■ Task description
Repeat the lines below exactly as they appear, but leave out the images.
>>>
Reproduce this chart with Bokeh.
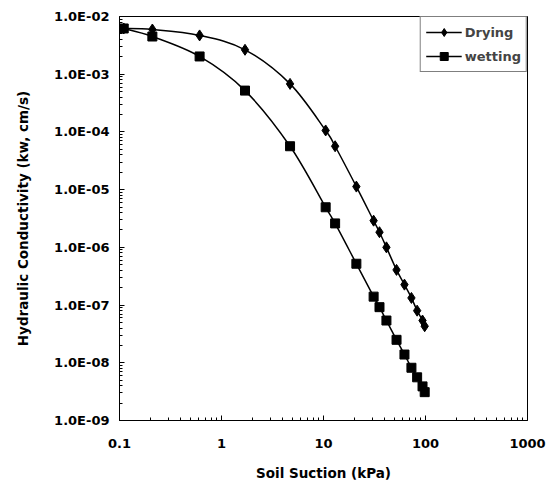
import numpy as np
from bokeh.plotting import figure
from bokeh.models import FixedTicker, CustomJSTickFormatter, Range1d
from bokeh.embed import file_html
from bokeh.resources import INLINE

# Soil suction (kPa) and hydraulic conductivity (cm/s)
suction_kpa = [0.11, 0.21, 0.61, 1.7, 4.7, 10.5, 13.0, 21.0, 31.0, 35.4, 41.4,
               52.0, 62.2, 72.8, 82.8, 93.5, 98.2]
k_drying = [6.2e-3, 5.95e-3, 4.7e-3, 2.65e-3, 6.8e-4, 1.06e-4, 5.65e-5, 1.13e-5,
            2.9e-6, 1.83e-6, 1.0e-6, 4.07e-7, 2.26e-7, 1.33e-7, 8.0e-8, 5.4e-8, 4.3e-8]
k_wetting = [6.2e-3, 4.5e-3, 2.03e-3, 5.2e-4, 5.65e-5, 4.95e-6, 2.6e-6, 5.2e-7,
             1.4e-7, 9.2e-8, 5.4e-8, 2.5e-8, 1.39e-8, 8.2e-9, 5.6e-9, 3.9e-9, 3.1e-9]

x_ticks = [0.1, 1, 10, 100, 1000]
x_tick_labels = ["0.1", "1", "10", "100", "1000"]
y_ticks = [1e-9, 1e-8, 1e-7, 1e-6, 1e-5, 1e-4, 1e-3, 1e-2]

FONT = "DejaVu Sans"

p = figure(width=551, height=490, x_axis_type="log", y_axis_type="log",
           output_backend="svg", toolbar_location=None,
           x_range=Range1d(0.1, 1000), y_range=Range1d(1e-9, 1e-2),
           min_border_left=119, min_border_right=24,
           min_border_top=16, min_border_bottom=70)

p.xgrid.visible = False
p.ygrid.visible = False
p.outline_line_color = "black"
p.outline_line_width = 1
p.background_fill_color = "white"
p.border_fill_color = "white"


def minor_ticks(lo_exp, hi_exp):
    out = []
    for e in range(lo_exp, hi_exp):
        for m in range(2, 10):
            out.append(m * 10.0 ** e)
    return out


p.xaxis.ticker = FixedTicker(ticks=x_ticks, minor_ticks=minor_ticks(-1, 3))
p.yaxis.ticker = FixedTicker(ticks=y_ticks, minor_ticks=minor_ticks(-9, -2))

p.xaxis.formatter = CustomJSTickFormatter(
    args=dict(vals=x_ticks, labels=x_tick_labels),
    code="""
    for (let i = 0; i < vals.length; i++) {
        if (Math.abs(Math.log10(tick) - Math.log10(vals[i])) < 1e-6) return labels[i];
    }
    return "";
""")
p.yaxis.formatter = CustomJSTickFormatter(code="""
    const e = Math.round(Math.log10(tick));
    const s = e < 0 ? "-" : "+";
    return "1.0E" + s + String(Math.abs(e)).padStart(2, "0");
""")

for ax in (p.xaxis, p.yaxis):
    ax.major_tick_in = 5
    ax.major_tick_out = 0
    ax.minor_tick_in = 3
    ax.minor_tick_out = 0
    ax.axis_line_color = "black"
    ax.major_tick_line_color = "black"
    ax.minor_tick_line_color = "black"
    ax.major_label_text_font = FONT
    ax.major_label_text_font_style = "bold"
    ax.major_label_text_font_size = "13px"
    ax.major_label_text_color = "black"
    ax.axis_label_text_font = FONT
    ax.axis_label_text_font_style = "bold"
    ax.axis_label_text_font_size = "13.5px"
    ax.axis_label_text_color = "black"

p.xaxis.major_label_standoff = 18
p.yaxis.major_label_standoff = 10
p.xaxis.axis_label = "Soil Suction (kPa)"
p.yaxis.axis_label = "Hydraulic Conductivity (kw, cm/s)"
p.xaxis.axis_label_standoff = 14
p.yaxis.axis_label_standoff = 20


def smooth_segments(xs, ys):
    """Catmull-Rom curve through the points, as cubic Bezier control points in log space."""
    lx = np.log10(np.asarray(xs, dtype=float))
    ly = np.log10(np.asarray(ys, dtype=float))
    n = len(lx)
    px = np.concatenate([[lx[0]], lx, [lx[-1]]])
    py = np.concatenate([[ly[0]], ly, [ly[-1]]])
    seg = dict(x0=[], y0=[], x1=[], y1=[], cx0=[], cy0=[], cx1=[], cy1=[])
    for i in range(n - 1):
        a, b, c, d = i, i + 1, i + 2, i + 3
        seg["x0"].append(10 ** px[b]); seg["y0"].append(10 ** py[b])
        seg["x1"].append(10 ** px[c]); seg["y1"].append(10 ** py[c])
        seg["cx0"].append(10 ** (px[b] + (px[c] - px[a]) / 6))
        seg["cy0"].append(10 ** (py[b] + (py[c] - py[a]) / 6))
        seg["cx1"].append(10 ** (px[c] - (px[d] - px[b]) / 6))
        seg["cy1"].append(10 ** (py[c] - (py[d] - py[b]) / 6))
    return seg


# Drying branch
p.bezier(**smooth_segments(suction_kpa, k_drying), line_color="black",
         line_width=1.5, legend_label="Drying")
p.scatter(suction_kpa, k_drying, marker="diamond", size=11, fill_color="black",
          line_color="black", legend_label="Drying")

# Wetting branch
p.bezier(**smooth_segments(suction_kpa, k_wetting), line_color="black",
         line_width=1.5, legend_label="wetting")
p.scatter(suction_kpa, k_wetting, marker="square", size=9, fill_color="black",
          line_color="black", legend_label="wetting")

p.legend.location = "top_right"
p.legend.margin = 0
p.legend.border_line_color = "black"
p.legend.border_line_width = 1
p.legend.glyph_width = 36
p.legend.label_text_font = FONT
p.legend.label_text_font_style = "bold"
p.legend.label_text_font_size = "13px"
p.legend.label_standoff = 3
p.legend.spacing = 4
p.legend.padding = 5
p.legend.background_fill_alpha = 1

open("out.html", "w").write(file_html(p, INLINE))
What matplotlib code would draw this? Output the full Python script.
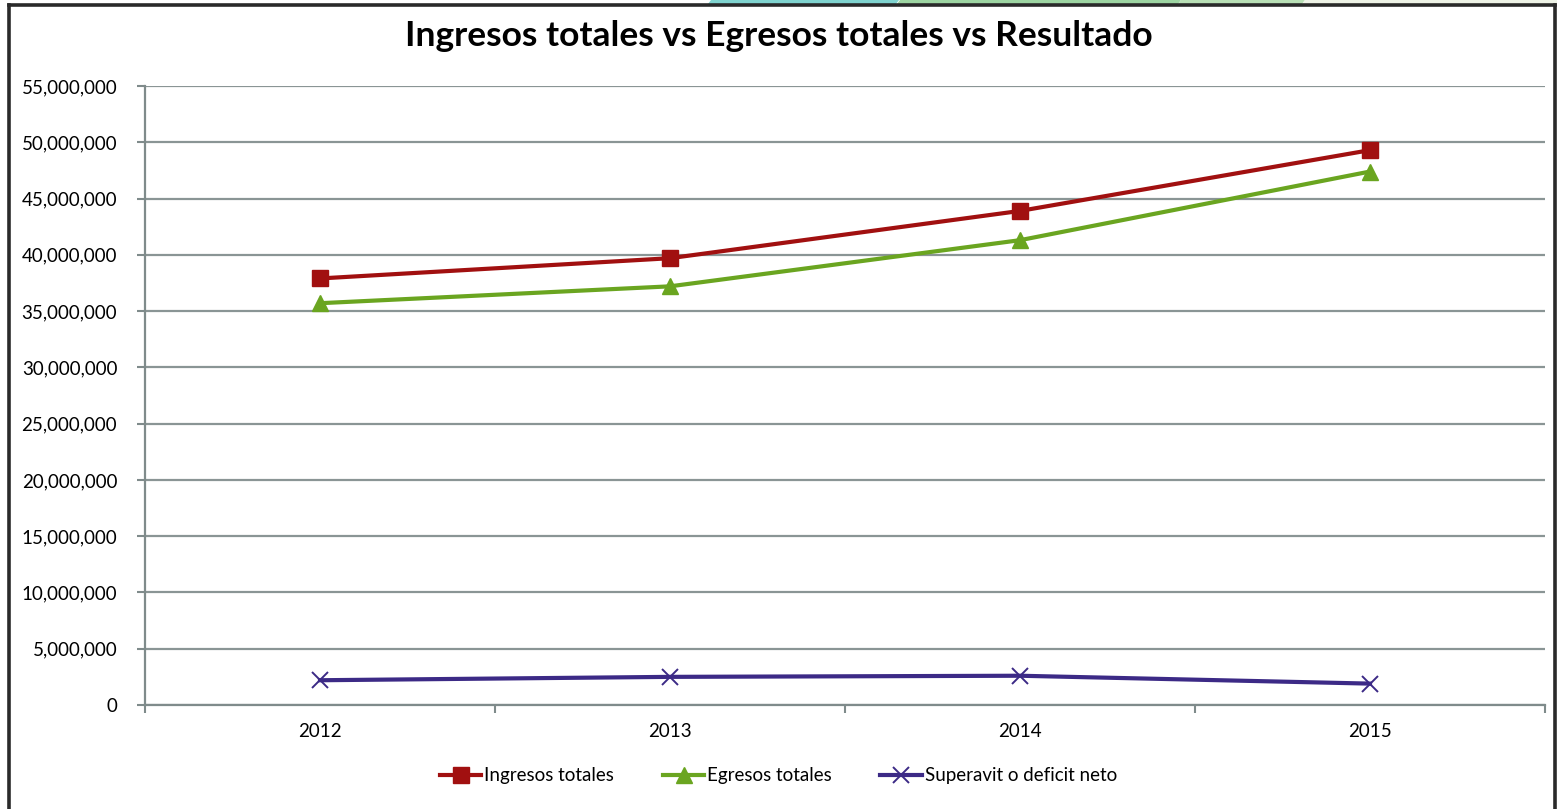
<<<
■ Finished exercise
Reproduce this chart with Bokeh.
import numpy as np
from bokeh.plotting import figure
from bokeh.models import FixedTicker, CustomJSTickFormatter, Range1d
from bokeh.embed import file_html
from bokeh.resources import INLINE

# Soil suction (kPa) and hydraulic conductivity (cm/s)
suction_kpa = [0.11, 0.21, 0.61, 1.7, 4.7, 10.5, 13.0, 21.0, 31.0, 35.4, 41.4,
               52.0, 62.2, 72.8, 82.8, 93.5, 98.2]
k_drying = [6.2e-3, 5.95e-3, 4.7e-3, 2.65e-3, 6.8e-4, 1.06e-4, 5.65e-5, 1.13e-5,
            2.9e-6, 1.83e-6, 1.0e-6, 4.07e-7, 2.26e-7, 1.33e-7, 8.0e-8, 5.4e-8, 4.3e-8]
k_wetting = [6.2e-3, 4.5e-3, 2.03e-3, 5.2e-4, 5.65e-5, 4.95e-6, 2.6e-6, 5.2e-7,
             1.4e-7, 9.2e-8, 5.4e-8, 2.5e-8, 1.39e-8, 8.2e-9, 5.6e-9, 3.9e-9, 3.1e-9]

x_ticks = [0.1, 1, 10, 100, 1000]
x_tick_labels = ["0.1", "1", "10", "100", "1000"]
y_ticks = [1e-9, 1e-8, 1e-7, 1e-6, 1e-5, 1e-4, 1e-3, 1e-2]

FONT = "DejaVu Sans"

p = figure(width=551, height=490, x_axis_type="log", y_axis_type="log",
           output_backend="svg", toolbar_location=None,
           x_range=Range1d(0.1, 1000), y_range=Range1d(1e-9, 1e-2),
           min_border_left=119, min_border_right=24,
           min_border_top=16, min_border_bottom=70)

p.xgrid.visible = False
p.ygrid.visible = False
p.outline_line_color = "black"
p.outline_line_width = 1
p.background_fill_color = "white"
p.border_fill_color = "white"


def minor_ticks(lo_exp, hi_exp):
    out = []
    for e in range(lo_exp, hi_exp):
        for m in range(2, 10):
            out.append(m * 10.0 ** e)
    return out


p.xaxis.ticker = FixedTicker(ticks=x_ticks, minor_ticks=minor_ticks(-1, 3))
p.yaxis.ticker = FixedTicker(ticks=y_ticks, minor_ticks=minor_ticks(-9, -2))

p.xaxis.formatter = CustomJSTickFormatter(
    args=dict(vals=x_ticks, labels=x_tick_labels),
    code="""
    for (let i = 0; i < vals.length; i++) {
        if (Math.abs(Math.log10(tick) - Math.log10(vals[i])) < 1e-6) return labels[i];
    }
    return "";
""")
p.yaxis.formatter = CustomJSTickFormatter(code="""
    const e = Math.round(Math.log10(tick));
    const s = e < 0 ? "-" : "+";
    return "1.0E" + s + String(Math.abs(e)).padStart(2, "0");
""")

for ax in (p.xaxis, p.yaxis):
    ax.major_tick_in = 5
    ax.major_tick_out = 0
    ax.minor_tick_in = 3
    ax.minor_tick_out = 0
    ax.axis_line_color = "black"
    ax.major_tick_line_color = "black"
    ax.minor_tick_line_color = "black"
    ax.major_label_text_font = FONT
    ax.major_label_text_font_style = "bold"
    ax.major_label_text_font_size = "13px"
    ax.major_label_text_color = "black"
    ax.axis_label_text_font = FONT
    ax.axis_label_text_font_style = "bold"
    ax.axis_label_text_font_size = "13.5px"
    ax.axis_label_text_color = "black"

p.xaxis.major_label_standoff = 18
p.yaxis.major_label_standoff = 10
p.xaxis.axis_label = "Soil Suction (kPa)"
p.yaxis.axis_label = "Hydraulic Conductivity (kw, cm/s)"
p.xaxis.axis_label_standoff = 14
p.yaxis.axis_label_standoff = 20


def smooth_segments(xs, ys):
    """Catmull-Rom curve through the points, as cubic Bezier control points in log space."""
    lx = np.log10(np.asarray(xs, dtype=float))
    ly = np.log10(np.asarray(ys, dtype=float))
    n = len(lx)
    px = np.concatenate([[lx[0]], lx, [lx[-1]]])
    py = np.concatenate([[ly[0]], ly, [ly[-1]]])
    seg = dict(x0=[], y0=[], x1=[], y1=[], cx0=[], cy0=[], cx1=[], cy1=[])
    for i in range(n - 1):
        a, b, c, d = i, i + 1, i + 2, i + 3
        seg["x0"].append(10 ** px[b]); seg["y0"].append(10 ** py[b])
        seg["x1"].append(10 ** px[c]); seg["y1"].append(10 ** py[c])
        seg["cx0"].append(10 ** (px[b] + (px[c] - px[a]) / 6))
        seg["cy0"].append(10 ** (py[b] + (py[c] - py[a]) / 6))
        seg["cx1"].append(10 ** (px[c] - (px[d] - px[b]) / 6))
        seg["cy1"].append(10 ** (py[c] - (py[d] - py[b]) / 6))
    return seg


# Drying branch
p.bezier(**smooth_segments(suction_kpa, k_drying), line_color="black",
         line_width=1.5, legend_label="Drying")
p.scatter(suction_kpa, k_drying, marker="diamond", size=11, fill_color="black",
          line_color="black", legend_label="Drying")

# Wetting branch
p.bezier(**smooth_segments(suction_kpa, k_wetting), line_color="black",
         line_width=1.5, legend_label="wetting")
p.scatter(suction_kpa, k_wetting, marker="square", size=9, fill_color="black",
          line_color="black", legend_label="wetting")

p.legend.location = "top_right"
p.legend.margin = 0
p.legend.border_line_color = "black"
p.legend.border_line_width = 1
p.legend.glyph_width = 36
p.legend.label_text_font = FONT
p.legend.label_text_font_style = "bold"
p.legend.label_text_font_size = "13px"
p.legend.label_standoff = 3
p.legend.spacing = 4
p.legend.padding = 5
p.legend.background_fill_alpha = 1

open("out.html", "w").write(file_html(p, INLINE))
What matplotlib code would draw this? Output the full Python script.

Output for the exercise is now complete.